Open Adenilson opened 7 years ago
I recently implemented a NEON-ized version of Adler32 checksum (https://codereview.chromium.org/2676493007/, about 3x faster on ARMv8) and I'm looking forward to upstream this patches instead of forking even more the zlib used in Chromium.
Please see pull request at: https://github.com/madler/zlib/pull/251
Next candidate would be CRC32 (it can be made 7x to 10x faster by using the CRC32 instruction available in ARMv8).
https://bugs.chromium.org/p/chromium/issues/detail?id=709716
If it can be made faster just do it. Anyone could easily make great use of it being faster with performance increase.
zlib is both efficient and fast (not to mention insanely portable) and has provided great services for the world for the last 2 decades. It is used everywhere: Linux kernel, Chromium, Firefox, libpng, iOS, Android, etc.
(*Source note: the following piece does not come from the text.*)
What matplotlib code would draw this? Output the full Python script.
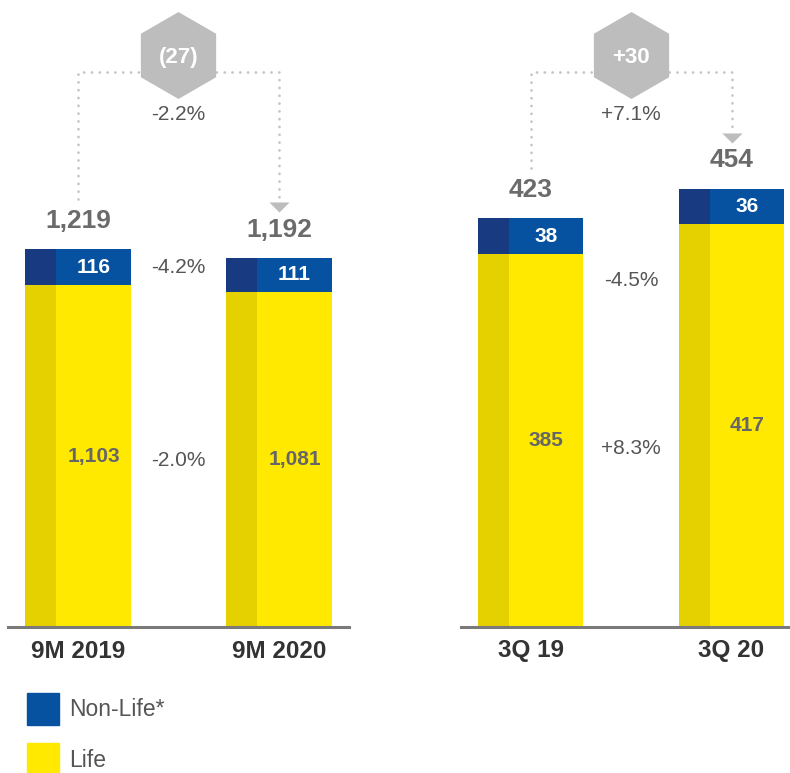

We all should be grateful that it was made available for free by their authors.
One way to improve performance is by sacrificing portability (e.g. CPU specific code), which is a considerable cost and it is better to keep it contained in well separated functions/modules.
@timofonic zlib-ng has accepted the ARM specific optimizations, IIRC it is in a development branch.
Libpng has both intrinsics and hand written ASM code for ARM (on the pre-filters).
Would zlib be open to contributions of a few core/hot functions targeting ARM?
One good candidate we identified is Adler-32, a SIMD version is about 3x faster on ARMv8.